Tras una cuesta empinada, en un barrio de casas pobres, detrás de una gran tapia y en una calle sin pavimentar se halla el Instituto de Enseñanza Media. El lugar posee una atmósfera lúgubre que se reitera en varias oportunidades. Pablo Klein, en su primer contacto con el lugar, describe su patio como un espacio grande y desprovisto de todo, similar a una cárcel, rodeado por pájaros negros que graznan desde el tejado. La fachada del Instituto es de piedra gris, no tiene letrero ni ningún tipo de adorno y solo cuenta con tres ventanales, uno encima del otro, y una puerta pequeña: "Todo estaba arrinconado en la parte de la izquierda, de tal manera que por el otro lado sobraba mucha pared. Chocaba la desproporción y torpeza de aquella fachada que parecía dibujada por la mano de un niño" (34).

La entrevista con el nuevo director es en un despacho de visitas en cuya pared cuelga un retrato de Franco; en el corredor, hay un reloj que marca una hora atrasada.

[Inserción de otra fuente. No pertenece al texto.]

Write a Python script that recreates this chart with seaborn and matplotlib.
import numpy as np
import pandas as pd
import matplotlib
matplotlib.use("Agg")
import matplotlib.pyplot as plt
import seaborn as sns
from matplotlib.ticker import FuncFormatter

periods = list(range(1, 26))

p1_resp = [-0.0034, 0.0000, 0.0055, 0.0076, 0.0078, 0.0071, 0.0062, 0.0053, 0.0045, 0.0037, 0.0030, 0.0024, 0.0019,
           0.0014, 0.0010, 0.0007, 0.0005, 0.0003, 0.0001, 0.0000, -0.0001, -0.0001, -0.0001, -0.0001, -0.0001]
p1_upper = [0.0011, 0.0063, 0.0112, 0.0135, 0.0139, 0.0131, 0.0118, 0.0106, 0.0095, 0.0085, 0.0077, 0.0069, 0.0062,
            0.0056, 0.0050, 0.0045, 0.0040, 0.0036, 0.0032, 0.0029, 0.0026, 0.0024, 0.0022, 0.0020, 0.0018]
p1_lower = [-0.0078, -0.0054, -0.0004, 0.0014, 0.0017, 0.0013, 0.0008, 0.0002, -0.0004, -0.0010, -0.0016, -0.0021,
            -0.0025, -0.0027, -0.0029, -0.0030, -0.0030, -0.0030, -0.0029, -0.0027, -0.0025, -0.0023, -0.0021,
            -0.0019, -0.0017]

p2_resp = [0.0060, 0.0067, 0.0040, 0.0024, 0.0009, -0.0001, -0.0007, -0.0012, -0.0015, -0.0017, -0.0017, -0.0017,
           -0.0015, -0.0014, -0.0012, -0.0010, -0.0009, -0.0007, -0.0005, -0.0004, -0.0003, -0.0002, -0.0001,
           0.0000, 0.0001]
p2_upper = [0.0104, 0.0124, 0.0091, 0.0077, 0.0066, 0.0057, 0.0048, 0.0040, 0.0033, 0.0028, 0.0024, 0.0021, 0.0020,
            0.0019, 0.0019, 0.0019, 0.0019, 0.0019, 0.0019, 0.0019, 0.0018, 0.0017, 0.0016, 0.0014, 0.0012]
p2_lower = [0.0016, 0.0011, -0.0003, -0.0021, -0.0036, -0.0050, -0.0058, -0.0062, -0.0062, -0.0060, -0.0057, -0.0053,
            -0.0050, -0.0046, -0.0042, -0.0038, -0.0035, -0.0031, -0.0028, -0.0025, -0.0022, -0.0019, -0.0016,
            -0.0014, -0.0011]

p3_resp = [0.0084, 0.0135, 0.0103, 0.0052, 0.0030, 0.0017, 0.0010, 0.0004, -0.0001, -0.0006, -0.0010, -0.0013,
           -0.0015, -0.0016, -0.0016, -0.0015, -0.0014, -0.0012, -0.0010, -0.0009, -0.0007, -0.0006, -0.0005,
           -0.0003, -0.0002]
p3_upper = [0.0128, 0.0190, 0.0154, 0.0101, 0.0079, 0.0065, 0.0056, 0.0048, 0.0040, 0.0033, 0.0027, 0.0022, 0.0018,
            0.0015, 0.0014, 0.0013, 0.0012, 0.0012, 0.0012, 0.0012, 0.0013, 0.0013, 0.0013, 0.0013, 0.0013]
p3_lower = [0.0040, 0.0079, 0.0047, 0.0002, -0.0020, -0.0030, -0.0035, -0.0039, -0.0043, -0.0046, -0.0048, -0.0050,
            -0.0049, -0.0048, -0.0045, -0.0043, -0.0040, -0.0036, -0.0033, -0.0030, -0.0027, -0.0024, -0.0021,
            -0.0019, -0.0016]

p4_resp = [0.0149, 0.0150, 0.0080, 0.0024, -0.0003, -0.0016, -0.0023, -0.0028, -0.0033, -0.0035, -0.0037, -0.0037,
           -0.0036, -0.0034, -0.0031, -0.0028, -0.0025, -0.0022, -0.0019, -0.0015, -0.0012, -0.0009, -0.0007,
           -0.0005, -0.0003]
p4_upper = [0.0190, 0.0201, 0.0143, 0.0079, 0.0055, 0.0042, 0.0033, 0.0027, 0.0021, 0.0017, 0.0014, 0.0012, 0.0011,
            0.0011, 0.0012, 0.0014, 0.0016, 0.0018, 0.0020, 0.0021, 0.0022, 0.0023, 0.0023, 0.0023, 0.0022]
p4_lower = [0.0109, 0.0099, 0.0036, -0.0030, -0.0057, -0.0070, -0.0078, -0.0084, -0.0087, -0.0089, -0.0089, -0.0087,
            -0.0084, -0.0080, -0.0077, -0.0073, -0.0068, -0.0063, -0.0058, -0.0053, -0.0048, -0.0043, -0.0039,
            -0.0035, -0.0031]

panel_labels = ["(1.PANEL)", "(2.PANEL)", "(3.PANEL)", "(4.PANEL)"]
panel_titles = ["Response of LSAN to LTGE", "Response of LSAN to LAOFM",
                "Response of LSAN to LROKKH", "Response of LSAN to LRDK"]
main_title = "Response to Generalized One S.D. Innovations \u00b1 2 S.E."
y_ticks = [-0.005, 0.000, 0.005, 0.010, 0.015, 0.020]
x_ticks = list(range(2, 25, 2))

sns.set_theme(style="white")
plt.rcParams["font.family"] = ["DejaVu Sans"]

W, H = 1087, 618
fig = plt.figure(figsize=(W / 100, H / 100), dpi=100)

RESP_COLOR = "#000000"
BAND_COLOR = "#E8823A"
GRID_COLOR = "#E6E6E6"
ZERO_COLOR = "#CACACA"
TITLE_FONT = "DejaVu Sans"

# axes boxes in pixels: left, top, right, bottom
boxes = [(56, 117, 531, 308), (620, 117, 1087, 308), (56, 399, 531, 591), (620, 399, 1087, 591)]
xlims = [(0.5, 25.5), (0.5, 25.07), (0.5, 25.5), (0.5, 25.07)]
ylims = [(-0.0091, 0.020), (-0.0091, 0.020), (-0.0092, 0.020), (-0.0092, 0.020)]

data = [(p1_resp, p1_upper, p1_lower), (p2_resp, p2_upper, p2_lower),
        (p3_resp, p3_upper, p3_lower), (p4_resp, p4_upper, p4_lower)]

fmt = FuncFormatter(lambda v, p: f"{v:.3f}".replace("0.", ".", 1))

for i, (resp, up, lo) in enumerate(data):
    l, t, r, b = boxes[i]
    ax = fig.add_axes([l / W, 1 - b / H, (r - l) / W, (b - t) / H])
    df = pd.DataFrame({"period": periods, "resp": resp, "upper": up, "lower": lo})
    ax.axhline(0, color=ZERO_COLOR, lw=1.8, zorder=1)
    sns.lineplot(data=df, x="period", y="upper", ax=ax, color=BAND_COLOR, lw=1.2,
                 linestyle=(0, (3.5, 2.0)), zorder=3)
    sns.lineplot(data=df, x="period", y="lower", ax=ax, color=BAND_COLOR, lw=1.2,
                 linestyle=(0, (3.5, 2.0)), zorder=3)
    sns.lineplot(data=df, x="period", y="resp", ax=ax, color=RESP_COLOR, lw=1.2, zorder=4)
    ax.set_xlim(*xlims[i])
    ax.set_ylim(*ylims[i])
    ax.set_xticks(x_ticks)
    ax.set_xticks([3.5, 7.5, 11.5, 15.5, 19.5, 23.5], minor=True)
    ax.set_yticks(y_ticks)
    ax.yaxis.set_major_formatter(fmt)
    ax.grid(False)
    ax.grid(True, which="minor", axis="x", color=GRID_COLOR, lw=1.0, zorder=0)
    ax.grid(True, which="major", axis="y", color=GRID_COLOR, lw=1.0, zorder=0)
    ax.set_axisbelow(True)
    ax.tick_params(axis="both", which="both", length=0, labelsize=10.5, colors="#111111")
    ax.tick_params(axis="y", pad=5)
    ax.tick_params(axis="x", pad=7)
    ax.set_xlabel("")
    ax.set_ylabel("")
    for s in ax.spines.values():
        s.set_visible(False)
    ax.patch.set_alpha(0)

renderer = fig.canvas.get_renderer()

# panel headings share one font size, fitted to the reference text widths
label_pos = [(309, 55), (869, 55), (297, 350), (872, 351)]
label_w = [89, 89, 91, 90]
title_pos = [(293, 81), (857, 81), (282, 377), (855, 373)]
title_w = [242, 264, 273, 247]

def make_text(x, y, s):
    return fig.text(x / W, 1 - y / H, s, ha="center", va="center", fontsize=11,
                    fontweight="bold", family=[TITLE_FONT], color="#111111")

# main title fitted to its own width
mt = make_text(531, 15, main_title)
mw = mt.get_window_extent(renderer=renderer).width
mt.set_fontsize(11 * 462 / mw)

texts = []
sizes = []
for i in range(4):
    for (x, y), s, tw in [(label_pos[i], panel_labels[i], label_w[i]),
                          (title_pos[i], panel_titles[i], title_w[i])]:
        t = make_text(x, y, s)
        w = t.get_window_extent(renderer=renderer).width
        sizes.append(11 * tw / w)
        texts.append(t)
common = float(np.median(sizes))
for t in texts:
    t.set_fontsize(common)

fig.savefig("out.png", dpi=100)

Al comenzar las clases, profesores y alumnas sufren frío porque el ala del edificio destinado al Instituto no cuenta con calefacción por falta de presupuesto. La imagen de este espacio destinado a la educación de las alumnas pobres contrasta con el resto del edificio, que está a cargo de los jesuitas: "tenían una calefacción estupenda, y solamente con salir a la escalera, que era común con algunos de sus servicios, se notaba una oleada de calor" (207).